Le Maroc est doté d’une nouvelle constitution. Au-delà des positions politiques et des conditions du déroulement de la campagne référendaire, elle est désormais la loi suprême du pays. Comme tout texte de loi, elle sera l’objet d’interprétations et sa mise en application, loin d’être automatique, passera par des luttes d’intérêt et des querelles de sens. Zamane, de par son positionnement entre « mémoire collective » et « mémoire historique », opte pour une lecture relativement positive de la constitution.
Nous faisons donc nôtres les valeurs modernistes contenues dans cette nouvelle norme suprême : La suprématie du lien de droit sur toute autre référence sociale ou culturelle signifie également que les appels à l’égalité, à l’équité, n’ont aucun sens si la loi ne s’applique pas à tous et si l’impunité n’est pas abolie définitivement.
La séparation des pouvoirs doit garantir un équilibre des pouvoirs et prévenir les dérapages et autres abus. Elle doit notamment permettre de libérer le champ médiatique des différentes ingérences et instrumentalisations préjudiciables à la profession journalistique, mais également à toute la nation.
La reddition des comptes est un concept qui peuple les discours tout en étant, jusqu’à présent, quasiment absent de la réalité des comportements. Lier la responsabilité à la reddition des comptes est une belle perspective de responsabilité collective, conditionnée, bien entendu, par notre capacité à joindre l’acte à la parole, à passer du simple énoncé constitutionnel à un comportement effectivement civil et citoyen.
La suprématie des lois internationales sur les lois nationales est certes édulcorée dans le nouveau texte constitutionnel, puisque conditionnée par un certain nombre de préalables. Mais son évocation est importante. Elle indique le chemin qui mène à une insertion positive dans le monde où nous vivons. Se référer au droit international, c’est se déclarer partie prenante de l’humanité et de l’universel. Ce parti pris ne porte atteinte ni à notre identité, ni à notre histoire. Toute civilisation digne de ce nom aspire forcément à l’universel et ne s’inscrit dans l’histoire que par cette dimension justement universelle.

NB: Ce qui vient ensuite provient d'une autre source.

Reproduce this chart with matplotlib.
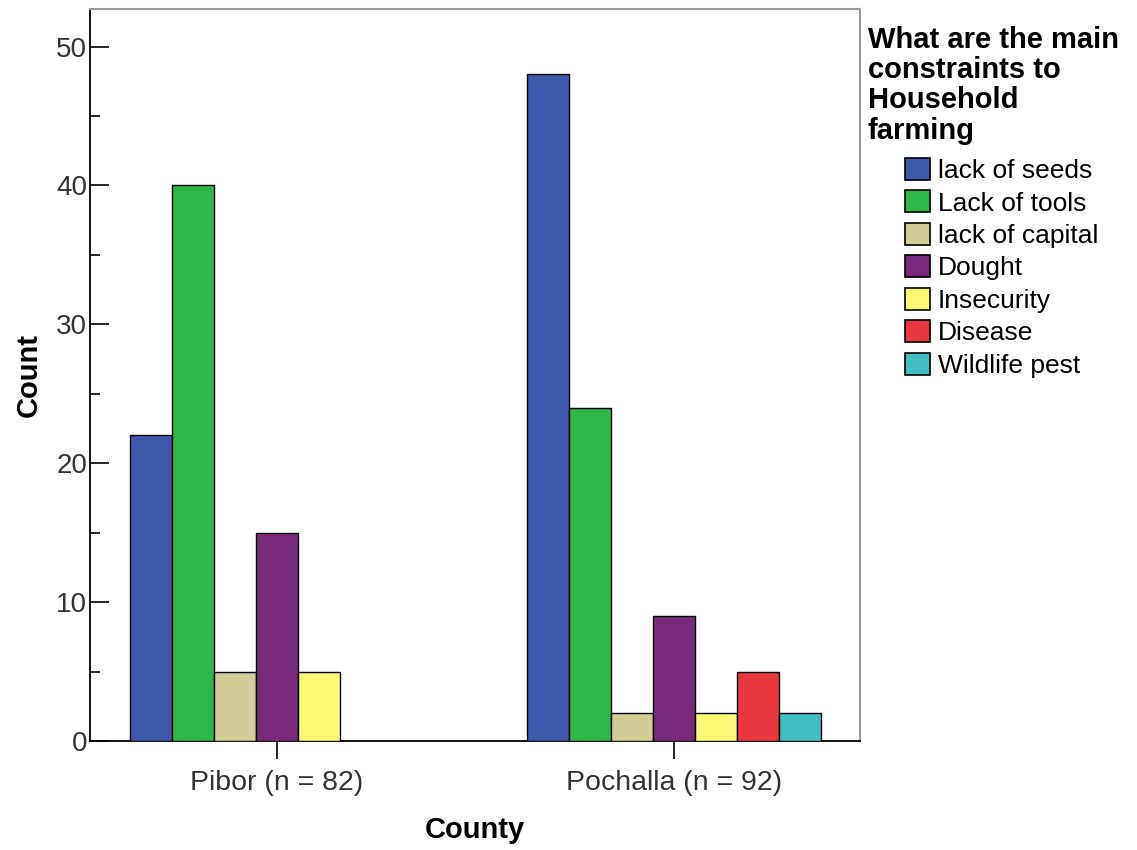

La séparation du champ religieux et du champ politique est en marche. Et ce, malgré le faux procès fait par quelques censeurs de la liberté de conscience. Nous aurions souhaité une vitesse de croisière plus soutenue, mais l’histoire nous a enseigné que le temps des mentalités n’est pas celui du politique.
L’identité marocaine est officiellement plurielle et c’est sans doute la plus grande innovation de la constitution. Affirmer que l’identité n’est pas une donnée immuable mais un produit de la société et de son histoire, c’est accepter son passé sans complexes. C’est aussi inscrire son avenir dans une évolution ouverte sur plusieurs possibles. Les dimensions amazighes, africaines, hébraïques, arabes, islamiques, méditerranéennes, pour ne pas dire européennes et chrétiennes… sont appelées à être complémentaires, mieux, interdépendantes. La belle notion d’« unité dans la diversité » apparue dans le texte constitutionnel est celle qu’a toujours défendue Zamane. Entre mémoire et Histoire, il n’y a pour nous qu’interdépendance, mémoires interagissantes et histoire plurielle. C’est dans le foisonnement de notre histoire, son cours sinueux et ses structures complexes que Zamane œuvre, avec l’éclairage précieux de la communauté des historiens, à rendre compte de notre passé, lointain et proche. Ce faisant, nous participons à notre manière à l’éclosion d’une véritable citoyenneté marocaine.